◆ **What needs to be done**: Retype all material exactly. Pictures stay out of the copy.

◆ **Information provided**:
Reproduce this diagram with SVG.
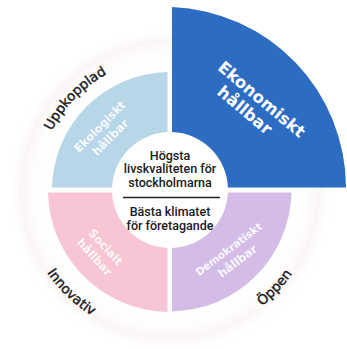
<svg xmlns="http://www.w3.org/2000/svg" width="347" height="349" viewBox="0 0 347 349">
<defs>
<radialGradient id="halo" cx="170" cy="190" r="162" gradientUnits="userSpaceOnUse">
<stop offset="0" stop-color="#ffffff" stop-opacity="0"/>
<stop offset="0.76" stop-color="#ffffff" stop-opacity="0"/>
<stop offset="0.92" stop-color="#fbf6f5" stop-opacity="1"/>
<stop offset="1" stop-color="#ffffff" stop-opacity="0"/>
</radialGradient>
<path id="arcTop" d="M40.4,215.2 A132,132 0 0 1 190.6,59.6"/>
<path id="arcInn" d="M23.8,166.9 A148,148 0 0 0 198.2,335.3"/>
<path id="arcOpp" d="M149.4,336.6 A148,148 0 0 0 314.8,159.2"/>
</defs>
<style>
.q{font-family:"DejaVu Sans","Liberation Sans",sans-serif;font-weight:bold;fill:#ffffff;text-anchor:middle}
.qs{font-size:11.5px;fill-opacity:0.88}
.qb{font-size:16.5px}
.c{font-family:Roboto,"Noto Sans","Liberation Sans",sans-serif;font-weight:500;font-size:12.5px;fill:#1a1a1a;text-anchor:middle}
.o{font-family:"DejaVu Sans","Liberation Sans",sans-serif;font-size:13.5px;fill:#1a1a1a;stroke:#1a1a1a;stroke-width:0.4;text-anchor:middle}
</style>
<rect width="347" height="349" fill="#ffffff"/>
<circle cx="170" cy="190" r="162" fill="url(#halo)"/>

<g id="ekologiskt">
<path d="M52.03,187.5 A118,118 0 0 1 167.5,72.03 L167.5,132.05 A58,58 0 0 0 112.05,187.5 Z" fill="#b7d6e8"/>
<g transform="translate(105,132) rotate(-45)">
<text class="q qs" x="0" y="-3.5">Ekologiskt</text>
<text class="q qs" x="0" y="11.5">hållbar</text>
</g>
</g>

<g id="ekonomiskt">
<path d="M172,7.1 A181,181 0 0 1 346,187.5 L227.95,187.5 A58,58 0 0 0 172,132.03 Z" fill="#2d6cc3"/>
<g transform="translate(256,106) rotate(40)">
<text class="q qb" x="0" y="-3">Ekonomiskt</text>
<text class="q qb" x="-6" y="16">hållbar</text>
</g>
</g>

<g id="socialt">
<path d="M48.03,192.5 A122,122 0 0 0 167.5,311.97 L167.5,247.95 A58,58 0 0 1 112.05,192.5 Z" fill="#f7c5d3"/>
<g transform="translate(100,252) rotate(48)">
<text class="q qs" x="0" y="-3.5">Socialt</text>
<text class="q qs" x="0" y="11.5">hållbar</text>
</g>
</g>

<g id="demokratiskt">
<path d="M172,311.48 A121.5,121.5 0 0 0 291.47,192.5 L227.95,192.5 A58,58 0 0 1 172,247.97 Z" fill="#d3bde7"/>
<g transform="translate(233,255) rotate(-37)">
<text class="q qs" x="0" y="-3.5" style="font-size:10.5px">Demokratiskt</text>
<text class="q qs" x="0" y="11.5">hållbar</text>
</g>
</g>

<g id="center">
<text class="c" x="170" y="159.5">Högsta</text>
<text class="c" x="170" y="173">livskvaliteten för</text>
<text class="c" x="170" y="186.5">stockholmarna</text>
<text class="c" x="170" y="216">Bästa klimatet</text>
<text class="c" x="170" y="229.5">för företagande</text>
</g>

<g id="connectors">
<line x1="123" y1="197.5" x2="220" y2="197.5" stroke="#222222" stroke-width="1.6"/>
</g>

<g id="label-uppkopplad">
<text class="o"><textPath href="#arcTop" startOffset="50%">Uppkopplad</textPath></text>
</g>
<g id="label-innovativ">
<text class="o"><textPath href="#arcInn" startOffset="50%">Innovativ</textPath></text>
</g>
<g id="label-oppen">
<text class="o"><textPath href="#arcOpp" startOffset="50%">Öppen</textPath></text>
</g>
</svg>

◆ **Solution to this problem**:
Reproduce this diagram with SVG.
<svg xmlns="http://www.w3.org/2000/svg" width="347" height="349" viewBox="0 0 347 349">
<defs>
<radialGradient id="halo" cx="170" cy="190" r="162" gradientUnits="userSpaceOnUse">
<stop offset="0" stop-color="#ffffff" stop-opacity="0"/>
<stop offset="0.76" stop-color="#ffffff" stop-opacity="0"/>
<stop offset="0.92" stop-color="#fbf6f5" stop-opacity="1"/>
<stop offset="1" stop-color="#ffffff" stop-opacity="0"/>
</radialGradient>
<path id="arcTop" d="M40.4,215.2 A132,132 0 0 1 190.6,59.6"/>
<path id="arcInn" d="M23.8,166.9 A148,148 0 0 0 198.2,335.3"/>
<path id="arcOpp" d="M149.4,336.6 A148,148 0 0 0 314.8,159.2"/>
</defs>
<style>
.q{font-family:"DejaVu Sans","Liberation Sans",sans-serif;font-weight:bold;fill:#ffffff;text-anchor:middle}
.qs{font-size:11.5px;fill-opacity:0.88}
.qb{font-size:16.5px}
.c{font-family:Roboto,"Noto Sans","Liberation Sans",sans-serif;font-weight:500;font-size:12.5px;fill:#1a1a1a;text-anchor:middle}
.o{font-family:"DejaVu Sans","Liberation Sans",sans-serif;font-size:13.5px;fill:#1a1a1a;stroke:#1a1a1a;stroke-width:0.4;text-anchor:middle}
</style>
<rect width="347" height="349" fill="#ffffff"/>
<circle cx="170" cy="190" r="162" fill="url(#halo)"/>

<g id="ekologiskt">
<path d="M52.03,187.5 A118,118 0 0 1 167.5,72.03 L167.5,132.05 A58,58 0 0 0 112.05,187.5 Z" fill="#b7d6e8"/>
<g transform="translate(105,132) rotate(-45)">
<text class="q qs" x="0" y="-3.5">Ekologiskt</text>
<text class="q qs" x="0" y="11.5">hållbar</text>
</g>
</g>

<g id="ekonomiskt">
<path d="M172,7.1 A181,181 0 0 1 346,187.5 L227.95,187.5 A58,58 0 0 0 172,132.03 Z" fill="#2d6cc3"/>
<g transform="translate(256,106) rotate(40)">
<text class="q qb" x="0" y="-3">Ekonomiskt</text>
<text class="q qb" x="-6" y="16">hållbar</text>
</g>
</g>

<g id="socialt">
<path d="M48.03,192.5 A122,122 0 0 0 167.5,311.97 L167.5,247.95 A58,58 0 0 1 112.05,192.5 Z" fill="#f7c5d3"/>
<g transform="translate(100,252) rotate(48)">
<text class="q qs" x="0" y="-3.5">Socialt</text>
<text class="q qs" x="0" y="11.5">hållbar</text>
</g>
</g>

<g id="demokratiskt">
<path d="M172,311.48 A121.5,121.5 0 0 0 291.47,192.5 L227.95,192.5 A58,58 0 0 1 172,247.97 Z" fill="#d3bde7"/>
<g transform="translate(233,255) rotate(-37)">
<text class="q qs" x="0" y="-3.5" style="font-size:10.5px">Demokratiskt</text>
<text class="q qs" x="0" y="11.5">hållbar</text>
</g>
</g>

<g id="center">
<text class="c" x="170" y="159.5">Högsta</text>
<text class="c" x="170" y="173">livskvaliteten för</text>
<text class="c" x="170" y="186.5">stockholmarna</text>
<text class="c" x="170" y="216">Bästa klimatet</text>
<text class="c" x="170" y="229.5">för företagande</text>
</g>

<g id="connectors">
<line x1="123" y1="197.5" x2="220" y2="197.5" stroke="#222222" stroke-width="1.6"/>
</g>

<g id="label-uppkopplad">
<text class="o"><textPath href="#arcTop" startOffset="50%">Uppkopplad</textPath></text>
</g>
<g id="label-innovativ">
<text class="o"><textPath href="#arcInn" startOffset="50%">Innovativ</textPath></text>
</g>
<g id="label-oppen">
<text class="o"><textPath href="#arcOpp" startOffset="50%">Öppen</textPath></text>
</g>
</svg>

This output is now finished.